Thursday, August 17, 2006

Players - 5

It was a straight shot down the I-5, through the Willamette Valley to the beginning of Oregon’s banana belt. It started to rain soon after they set out, but forty miles south of Portland the sun broke through, lighting up a ragged chasm in the clouds, probing farmland on either side of the freeway with slanting fingers of light. Randy Farrell spent the first part of the trip zoned out in the back seat of the Police Bureau Taurus, waking only when Summer turned off the I-5 at Springfield for a pit stop at a Wendy’s. After picking over his plain burger and fries, he disappeared into the men’s room. Ten minutes later, Summer went to look for him and found him out back by a Dumpster, sucking on the last half-inch of a tightly rolled joint.

‘I’m licensed to use it,’ he said, giving her a defiant look. ‘It helps control the nausea I get after I eat. You don’t believe me, I have a registration card my doctor gave me.’

‘I don’t need to see your card, Mr Farrell. I’ll wait by the car until you’ve finished, but don’t be too long.’

After they had set off again, Randy Farrell explained that he’d been diagnosed with liver cancer three years ago, the doctors had cut a tumour as big as a goose egg out of him. He’d gotten better, but four months ago the cancer had come back worse than ever, had spread to his bones and his pancreas. He didn’t have long to live, which was why he wanted to do right by Edie. Also, he said, he loved the girl as if she was one of his own. He’d been a son of a bitch when he was younger, beating up on his girlfriends, even beating his mother once, but marriage and helping to raise his stepdaughter had grounded him. He’d even quit drinking after his last stretch in the joint, but not before the damage had been done.

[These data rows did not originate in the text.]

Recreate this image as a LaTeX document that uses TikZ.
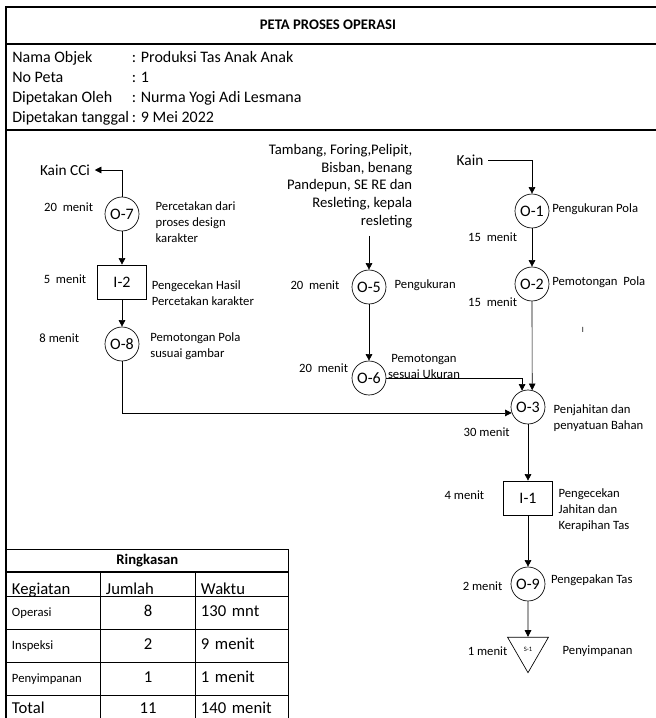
\documentclass[tikz,border=0pt]{standalone}
\usepackage{fontspec}
\setmainfont{Carlito}
\usepackage{tikz}
\usetikzlibrary{positioning,matrix,arrows.meta,shapes.geometric}
\tikzset{
proses/.style={circle,draw,minimum size=25.5pt,inner sep=0pt,font=\fontsize{12}{14}\selectfont},
periksa/.style={rectangle,draw,minimum width=36.75pt,minimum height=25.5pt,inner sep=0pt,font=\fontsize{12}{14}\selectfont},
simpan/.style={regular polygon,regular polygon sides=3,regular polygon rotate=180,draw,minimum size=35.5pt,inner sep=0pt,font=\fontsize{5}{6}\selectfont},
waktu/.style={inner sep=1pt,font=\fontsize{9.5}{12}\selectfont},
ket/.style={inner sep=1pt,align=left,font=\fontsize{9.5}{12}\selectfont},
teks/.style={font=\fontsize{11.5}{13.3}\selectfont},
pijl/.style={-{Triangle[length=5pt,width=5pt]}},
bingkai/.style={line width=0.9pt},
kecil/.style={font=\fontsize{9.5}{11}\selectfont},
data/.style={
  matrix of nodes,
  inner sep=0pt,
  row sep=0pt,
  column sep=2pt,
  nodes={anchor=base west,inner sep=0pt,text height=10pt,text depth=5pt,font=\fontsize{12}{14}\selectfont}
},
tabel/.style={
  matrix of nodes,
  inner sep=0pt,
  column sep=-\pgflinewidth,
  row sep=-\pgflinewidth,
  nodes={draw,inner xsep=4pt,inner ysep=1pt,text height=8pt,text depth=2.5pt,minimum height=24.75pt,font=\fontsize{12.5}{14}\selectfont},
  column 1/.style={nodes={text width=62.5pt,align=left}},
  column 2/.style={nodes={text width=63.25pt,align=center}},
  column 3/.style={nodes={text width=61.75pt,align=left}},
  row 1/.style={nodes={text height=15pt,text depth=1pt,minimum height=18pt}},
  row 5/.style={nodes={minimum height=21pt}}
}
}

\begin{document}
\begin{tikzpicture}[x=0.75pt,y=-0.75pt,line width=0.5pt]
  \useasboundingbox (0,0) rectangle (656,718);

  % kop
  \draw[bingkai] (656,7) -- (6,7) -- (6,718);
  \draw[bingkai] (6,44) -- (656,44);
  \draw[bingkai] (6,130) -- (656,130);
  \node[font=\bfseries\fontsize{11}{13}\selectfont] (judul) at (328,25) {PETA PROSES OPERASI};

  \matrix[data,anchor=north west] at (12,49)
  (info) {
    Nama Objek & : Produksi Tas Anak Anak \\
    No Peta & : 1 \\
    Dipetakan Oleh & : Nurma Yogi Adi Lesmana \\
    Dipetakan tanggal & : 9 Mei 2022 \\
  };

  % kolom kiri
  \node[proses] (o7) at (122,214) {O-7};
  \node[periksa] (i2) at (122,282) {I-2};
  \node[proses] (o8) at (122,344) {O-8};
  \node[teks] (kaincci) at (65,170) {Kain CCi};

  % kolom tengah
  \node[teks,font=\fontsize{11}{13.3}\selectfont,align=right,anchor=east] (bahan) at (417,186) {Tambang, Foring,Pelipit,\\Bisban, benang\\Pandepun, SE RE dan\\Resleting, kepala\\resleting};
  \node[proses] (o5) at (369,287) {O-5};
  \node[proses] (o6) at (369,378) {O-6};

  % kolom kanan
  \node[teks] (kain) at (470,160) {Kain};
  \node[proses] (o1) at (532,211) {O-1};
  \node[proses] (o2) at (532,284) {O-2};
  \node[proses] (o3) at (528,407) {O-3};
  \node[periksa] (i1) at (528,498) {I-1};
  \node[proses] (o9) at (528,584) {O-9};
  \node[simpan] (s1) at (528,649) {S-1};
  \node[font=\fontsize{6}{7}\selectfont] (coret) at (583,330) {I};

  \draw[pijl] (o7) |- (kaincci);
  \draw[pijl] (o7) -- (i2);
  \draw[pijl] (i2) -- (o8);
  \draw[pijl] (o8) |- (o3.200);
  \draw[pijl,shorten <=2.5pt] (bahan.south -| o5) -- (o5);
  \draw[pijl] (o5) -- (o6);
  \draw[pijl] (o6) -| (o3.110);
  \draw[pijl] (kain) -| (o1);
  \draw[pijl] (o1) -- (o2);
  \draw[pijl] (o2) -- (o3.76);
  \draw[pijl] (o3) -- (i1);
  \draw[pijl] (i1) -- (o9);
  \draw[pijl] (o9) -- (s1);

  % waktu dan keterangan
  \node[waktu,left=7.5pt of o7,yshift=5pt] (wo7) {20~ menit};
  \node[ket,right=11pt of o7,yshift=-6pt] (ko7) {Percetakan dari\\proses design\\karakter};
  \node[waktu,left=7pt of i2,yshift=2pt] (wi2) {5~ menit};
  \node[ket,right=2.5pt of i2,yshift=-8pt] (ki2) {Pengecekan Hasil\\Percetakan karakter};
  \node[waktu,left=18pt of o8,yshift=4pt] (wo8) {8 menit};
  \node[ket,right=7pt of o8,yshift=-2pt] (ko8) {Pemotongan Pola\\susuai gambar};
  \node[waktu,left=8pt of o5,yshift=1pt] (wo5) {20~ menit};
  \node[ket,right=5pt of o5,yshift=1pt] (ko5) {Pengukuran};
  \node[waktu,left=1.5pt of o6,yshift=7.5pt] (wo6) {20~ menit};
  \node[ket,align=center,right=0pt of o6,yshift=8.6pt] (ko6) {Pemotongan\\sesuai Ukuran};
  \node[ket,right=1pt of o1,yshift=1pt] (ko1) {Pengukuran Pola};
  \node[waktu,left=-3pt of o1,yshift=-19.5pt] (wo1) {15~ menit};
  \node[ket,right=1pt of o2,yshift=1pt] (ko2) {Pemotongan~ Pola};
  \node[waktu,left=-3pt of o2,yshift=-14pt] (wo2) {15~ menit};
  \node[ket,right=5pt of o3,yshift=-8pt] (ko3) {Penjahitan dan\\penyatuan Bahan};
  \node[waktu,left=-0.5pt of o3,yshift=-19pt] (wo3) {30 menit};
  \node[waktu,left=13pt of i1,yshift=2pt] (wi1) {4 menit};
  \node[ket,right=3pt of i1,yshift=-9pt] (ki1) {Pengecekan\\Jahitan dan\\Kerapihan Tas};
  \node[waktu,left=5pt of o9,yshift=-2pt] (wo9) {2 menit};
  \node[ket,right=3pt of o9,yshift=3pt] (ko9) {Pengepakan Tas};
  \node[waktu,anchor=east] (ws1) at (509,651) {1 menit};
  \node[ket,anchor=west] (ks1) at (561,651) {Penyimpanan};

  % ringkasan
  \matrix[tabel,anchor=north west] at (6,572)
  (ringkas) {
    Kegiatan & |[align=left]| Jumlah & Waktu \\
    |[kecil]| Operasi & 8 & 130 mnt \\
    |[kecil]| Inspeksi & 2 & 9 menit \\
    |[kecil]| Penyimpanan & 1 & 1 menit \\
    Total & 11 & 140 menit \\
  };
  \node[draw,anchor=south west,minimum width=211.5pt,minimum height=16.5pt,inner sep=0pt,font=\bfseries\fontsize{11}{13}\selectfont] (ringkasan) at (ringkas.north west) {Ringkasan};
\end{tikzpicture}
\end{document}
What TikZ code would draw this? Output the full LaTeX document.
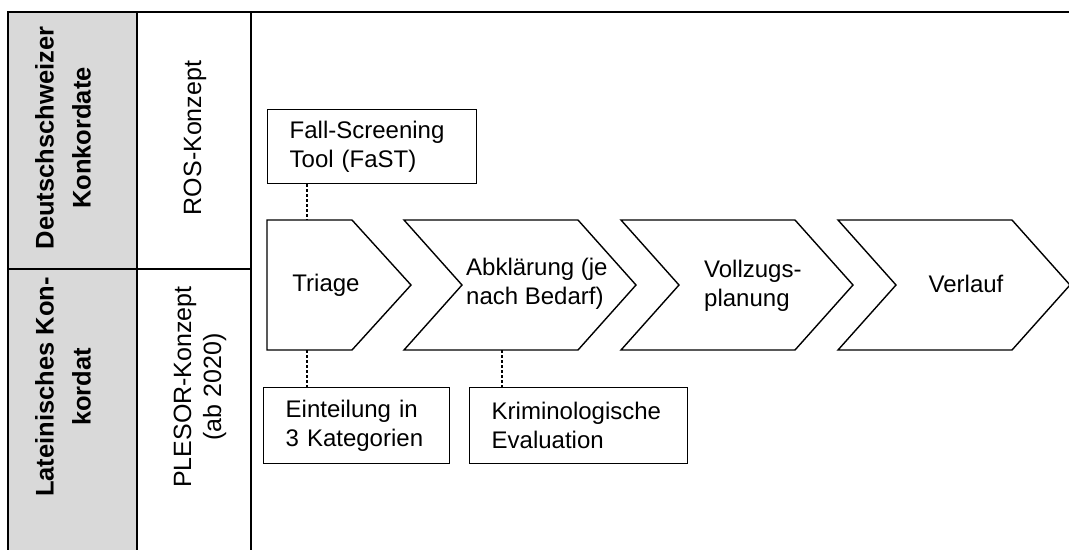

His confession was well rehearsed and laced with jargon he’d probably learned at Alcoholics Anonymous meetings and cancer support groups. But he seemed sincere, telling Summer that Edie had loved to read, English had been her best subject at school and she would have studied it in college if she hadn’t grown wild and gotten into trouble with the police. Telling her that Edie had loved a little black cat she called Edgar Allan Poe, that Edie had sewn her own clothes from patterns, and she had been a pretty good artist, too. Edie and her mother had never gotten along, Randy Farrell said, but he hoped he had been some help to her. When he’d seen her that one time after she ran off, she had been full of plans; he’d given her money to buy something smart so she could try to get back to school, train for an office job. Meanwhile, she’d been waitressing in a short-order place. The manager took a kickback straight from her basic pay because she’d been on probation and he could violate her back to jail any time he wanted, but she had been making that up on tips.

‘Everything was going right for her, except for that no-good boyfriend.’